The one question that remains is backwards compatibility, if we can pull
it off. I'm hoping that re-using a few constructs we already have can
help ease this pain. But the main point is that we should take things
back to this great paradigm that IanS brought to the fore, of really
making use of the Collection framework. It makes it far, far easier for
java programmers to get acquainted, they can just see that getFeatures()
returns a Collection, and they instantly know what to do with it, and then
from there can learn the more optimized ways of doing things.
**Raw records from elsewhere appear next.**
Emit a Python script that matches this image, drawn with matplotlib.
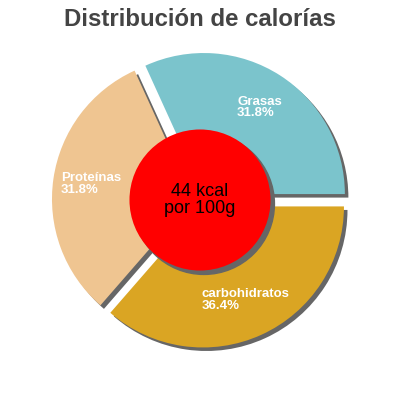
import matplotlib
matplotlib.use("Agg")
import matplotlib.pyplot as plt
from matplotlib.patches import Circle, Shadow

# ================= DATOS ===================
nombres = ["Grasas", "Proteínas", "carbohidratos"]
porcentajes = [31.8, 31.8, 36.4]
colores = ["#7bc4cc", "#efc591", "#daa523"]
titulo = "Distribución de calorías"
centro_texto = "44 kcal\npor 100g"

plt.rcParams["font.family"] = ["Liberation Sans", "DejaVu Sans"]

fig = plt.figure(figsize=(4, 4), dpi=100)
ax = fig.add_axes([0, 0, 1, 1])

etiquetas = [f"{n}\n{p:.1f}%" for n, p in zip(nombres, porcentajes)]

# sombra gris desplazada a la derecha y abajo (unidades de datos * dpi/72)
sombra = {"ox": 0.018, "oy": -0.018, "facecolor": "#666666",
          "edgecolor": "#666666", "alpha": 1}

ax.pie(porcentajes, labels=etiquetas, colors=colores, startangle=0,
       counterclock=True, explode=[0.05] * 3, labeldistance=0.73,
       shadow=sombra,
       wedgeprops={"linewidth": 0},
       textprops={"ha": "center", "va": "center", "multialignment": "left",
                  "color": "white", "fontsize": 9.5, "fontweight": "bold",
                  "linespacing": 0.95})

# circulo central rojo
circulo = Circle((0, 0), 0.5, facecolor="red", edgecolor="none", zorder=3)
ax.add_patch(circulo)
ax.add_patch(Shadow(circulo, 0.02, -0.02, facecolor="#666666",
                    edgecolor="#666666", alpha=1))
ax.text(0, 0, centro_texto, ha="center", va="center", fontsize=13,
        color="black", linespacing=1.0, zorder=4)

ax.set_xlim(-1.418, 1.418)
ax.set_ylim(-1.418, 1.418)
ax.set_aspect("equal")
ax.axis("off")

fig.text(0.5, 0.98, titulo, ha="center", va="top", fontsize=17.3,
         fontweight="bold", color="#444444")

fig.savefig("out.png", dpi=100)
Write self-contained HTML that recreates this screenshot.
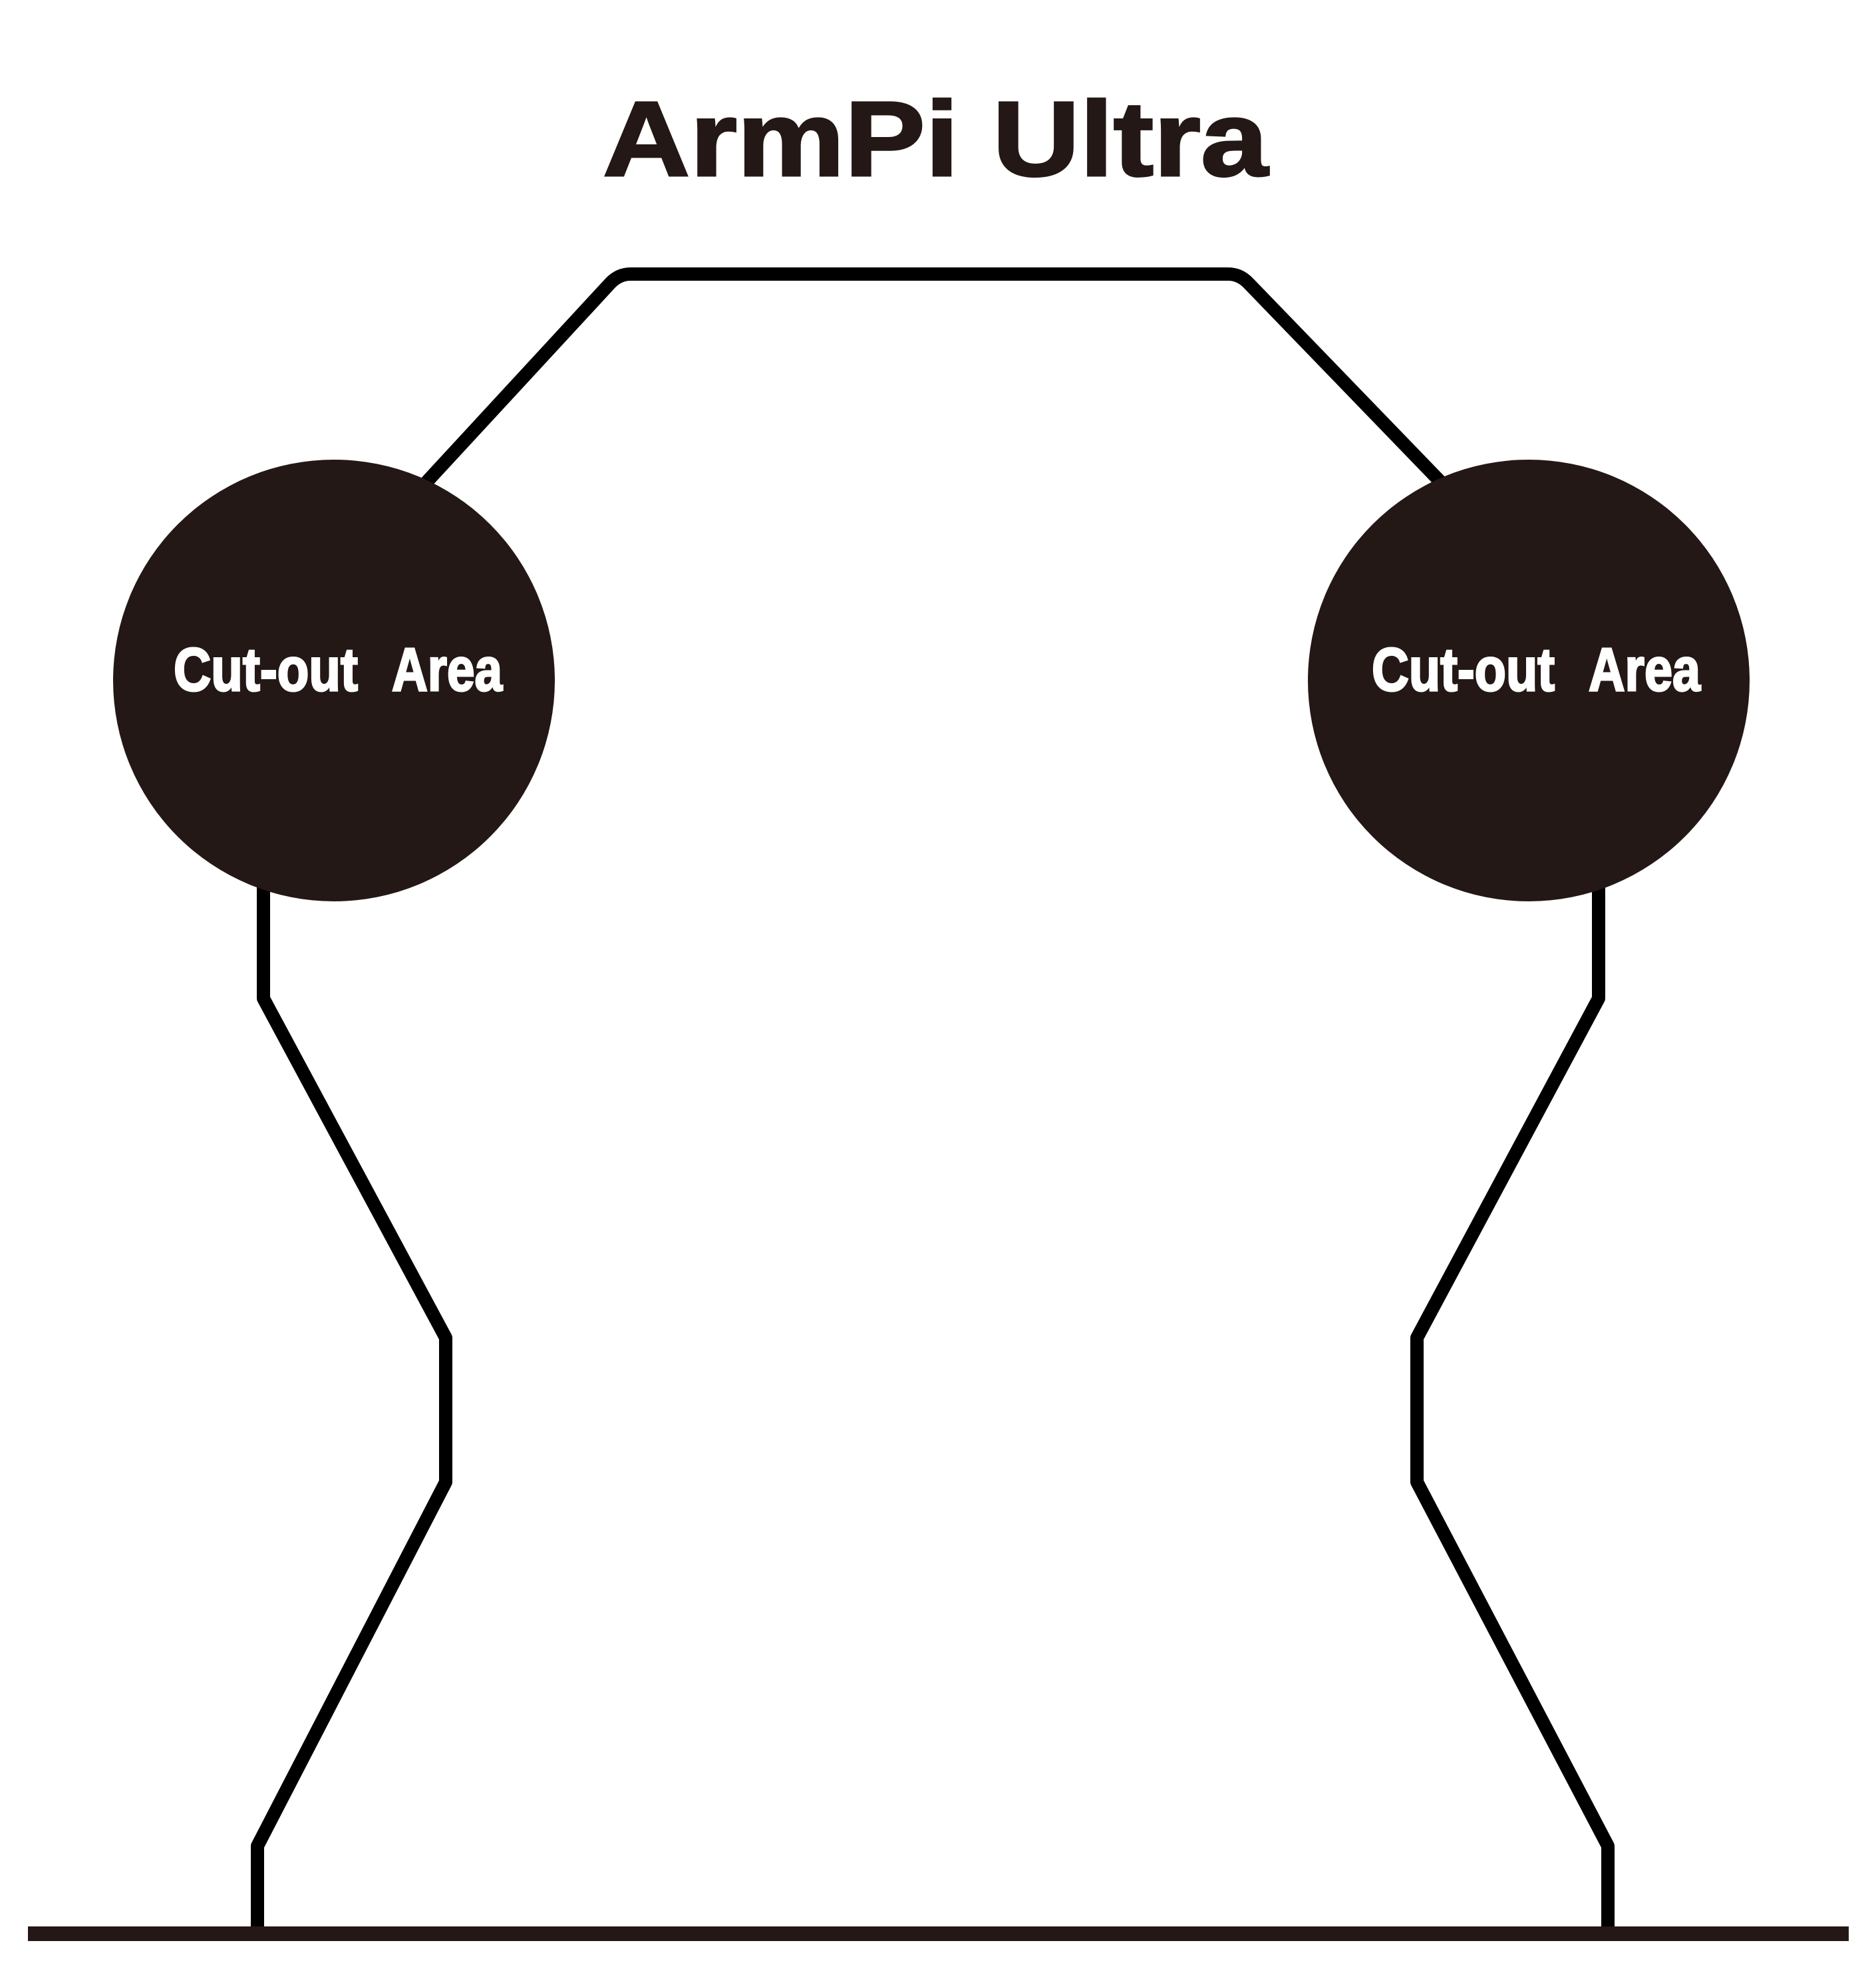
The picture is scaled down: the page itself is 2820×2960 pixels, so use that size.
<!DOCTYPE html>
<html><head><meta charset="utf-8"><style>
html,body{margin:0;padding:0;background:#fff;}
svg{display:block;}
</style></head><body>
<svg width="2820" height="2960" viewBox="0 0 2820 2960" xmlns="http://www.w3.org/2000/svg">
<rect width="2820" height="2960" fill="#fff"/>
<text x="1406" y="264" text-anchor="middle" font-family="Liberation Sans, sans-serif" font-weight="bold" font-size="160" fill="#231815" stroke="#231815" stroke-width="3" textLength="1000" lengthAdjust="spacingAndGlyphs">ArmPi Ultra</text>
<g fill="none" stroke="#000" stroke-width="20" stroke-linejoin="round" stroke-linecap="round">
<path d="M1400 412 L948 412 Q930 412 917 426 L640 726"/>
<path d="M1400 412 L1846 412 Q1864 412 1877 426 L2167 726"/>
<path d="M396 1300 L396 1501 L670 2011 L670 2228 L387 2775 L387 2907"/>
<path d="M2403 1300 L2403 1501 L2130 2011 L2130 2228 L2417 2775 L2417 2907"/>
</g>
<line x1="42" y1="2907" x2="2779" y2="2907" stroke="#231815" stroke-width="22"/>
<circle cx="502" cy="1023" r="332" fill="#231815"/>
<circle cx="2298" cy="1023" r="332" fill="#231815"/>
<g font-family="Liberation Sans Narrow, Liberation Sans, sans-serif" font-weight="bold" font-size="92" fill="#fff" stroke="#fff" stroke-width="3">
<text x="261" y="1038" textLength="277" lengthAdjust="spacingAndGlyphs">Cut-out</text>
<text x="589" y="1038" textLength="166" lengthAdjust="spacingAndGlyphs">Area</text>
<text x="2062" y="1038" textLength="275" lengthAdjust="spacingAndGlyphs">Cut-out</text>
<text x="2388" y="1038" textLength="168" lengthAdjust="spacingAndGlyphs">Area</text>
</g>
</svg>
</body></html>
FeatureCollection myFeatures =
dataStore.getFeatureSource('roads').getFeatures();
Feature myFeature = myFeatures.features().next();

Also, a potentially interesting idea for FileDataStores . having it
implement FeatureSource? Or rather maybe call it SingleDataStore? It
just might be cool if you could say

SingleDataStore store = new ShapefileDataStore(myUrl);
Feature myFeature = store.getFeatures().features().next();

(semi(un)related thoughts, just to get people started on what I'm going to
write up next)
Ok, one last thought for everyone to ponder . the file and directory
datastore question brings this up. Basically the thought of a
multi-datastore, what happens when you combine two datastores? It could
still easily implement DataStore, just with more featureTypes, right?
When we get into joins and views it does start to beg the question of what
a DataStore actually is. Especially when you add datarespository and
discovery stuff (is that stuff gone now? I haven't been able to update my
repository, and it's still all over my DataStore). I don't have any
coherent thoughts on all this, but we should really think about what a
DataStore is, and I think we should maybe split it up into more
interfaces, instead of the current direction of adding ever more methods,
so that each interface represents clearly what the DataStore is, and what
you can do with it. Perhaps something like PhysicalDataStore, which
FileDataStore and JDBCDataStore extend, and then a parallel
VirtualDataStore, that is the result of combinations of DataStores (or
perhaps that can also return 'views'). And/or a MultiDataStore, which
DataRepository could then extend, and add the locking functionality.
Discovery could then extend DataRepository or something. Speaking of
which I would still appreciate a write up of the 'discovery' functionality
that Refractions needs, and what their metadata plans/needs are, as I
never got that explanation in the IRC from David. At the very least I'd
like to be sure we are on the same page of what metadata means.
(end semi(un)related thoughts)

Ok, enough for today. Next up for me I will examine some of the questions
I raise above, especially the implications of FeatureViews (my initial
thoughts are actually in the direction of taking out QueryAs and only
giving people As access in FeatureSources), and how to go about decoupling
Features from the data sources they are defined in (mappings and joins and
whatnot). I think it'd be really cool to take James's idea of defining
common FeatureTypes even farther, so you could define your FeatureSource
by the FeatureType you wanted, and supply it with an appropriate mapping
object (and an object on what should be mapped from, the join to perform,
the table to select from, the bypassSql statement, ect.)